How to prove $\sum_{n=1}^\infty\operatorname{arccot}\frac{\sqrt[2^n]2+\cos\frac\pi{2^n}}{\sin\frac\pi{2^n}}=\operatorname{arccot}\frac{\ln2}\pi$? [closed]

Solution 1:

Rewrite the sum as

$$\sum_{n=1}^{\infty} \arctan{\left [\frac{\sin{\left (\frac{\pi}{2^n}\right)}}{2^{2^{-n}}+\cos{\left (\frac{\pi}{2^n}\right)}}\right ]}$$

Now let

$$a_n = \arctan{\left [\frac{\sin{\left (\frac{\pi}{2^n}\right)}}{2^{2^{-n}}-\cos{\left (\frac{\pi}{2^n}\right)}}\right ]}$$

Then one may show (nontrivial!) that

$$a_n - a_{n-1} = \arctan{\left [\frac{\sin{\left (\frac{\pi}{2^n}\right)}}{2^{2^{-n}}+\cos{\left (\frac{\pi}{2^n}\right)}}\right ]}$$

so that we have a telescoping sum:

$$\sum_{n=1}^{\infty} (a_n-a_{n-1}) = a_{\infty}-a_0$$

where

$$a_{\infty} = \lim_{n\to\infty} a_n $$

Now,

$$\frac{\sin{\left (\frac{\pi}{2^n}\right)}}{2^{2^{-n}}-\cos{\left (\frac{\pi}{2^n}\right)}} \sim \frac{\pi/2^n}{1+\frac{\log{2}}{2^n}-1} = \frac{\pi}{\log{2}}$$

Note also that $a_0=0$. therefore the sum is simply

$$\arctan{\frac{\pi}{\log{2}}}$$

which is the stated result.

ADDENDUM

For completeness, I'll outline a few steps to demonstrate how to prove the difference equation above.
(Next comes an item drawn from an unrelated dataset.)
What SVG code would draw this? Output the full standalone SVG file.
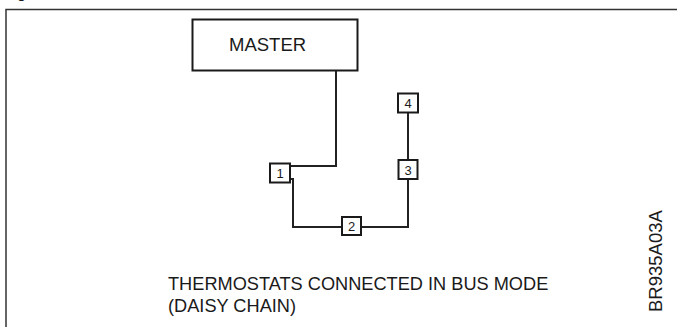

Start with the relation

$$\arctan{p}-\arctan{q} = \arctan{\frac{p-q}{1+p q}}$$

so we need to work with the following argument of the arctangent:

$$\frac{\frac{\sin{\left (\frac{\pi}{2^n}\right)}}{2^{2^{-n}}-\cos{\left (\frac{\pi}{2^n}\right)}} - \frac{\sin{\left (\frac{2\pi}{2^n}\right)}}{2^{2^{1-n}}-\cos{\left (\frac{2\pi}{2^n}\right)}}}{1+\frac{\sin{\left (\frac{\pi}{2^n}\right)}}{2^{2^{-n}}-\cos{\left (\frac{\pi}{2^n}\right)}}\frac{\sin{\left (\frac{2\pi}{2^n}\right)}}{2^{2^{1-n}}-\cos{\left (\frac{2\pi}{2^n}\right)}}}$$

which simplifies somewhat to

$$\frac{-2^{2^{-n}} \sin \left(\pi 2^{1-n}\right)+2^{2^{1-n}} \sin \left(\pi 2^{-n}\right)+\sin \left(\pi 2^{1-n}\right) \cos \left(\pi 2^{-n}\right)-\sin \left(\pi 2^{-n}\right) \cos \left(\pi 2^{1-n}\right)}{2^{3\ 2^{-n}}+\sin \left(\pi 2^{1-n}\right) \sin \left(\pi 2^{-n}\right)-2^{2^{-n}} \cos \left(\pi 2^{1-n}\right)+\cos \left(\pi 2^{-n}\right) \cos \left(\pi 2^{1-n}\right)-2^{2^{1-n}} \cos \left(\pi 2^{-n}\right)}$$

Now you may show that the numerator is equal to

$$\sin \left(\pi 2^{-n}\right) \left(2^{2^{1-n}}-2^{2^{-n}+1} \cos \left(\pi 2^{-n}\right)+1\right)$$

and the denominator is equal to

$$2^{2^{-n}} \left(2^{2^{1-n}}-2^{2^{-n}+1} \cos \left(\pi 2^{-n}\right)+1\right)+\cos \left(\pi 2^{-n}\right) \left(2^{2^{1-n}}-2^{2^{-n}+1} \cos \left(\pi 2^{-n}\right)+1\right)$$

Cancelling the common factors in the numerator and denominator produces the desired result.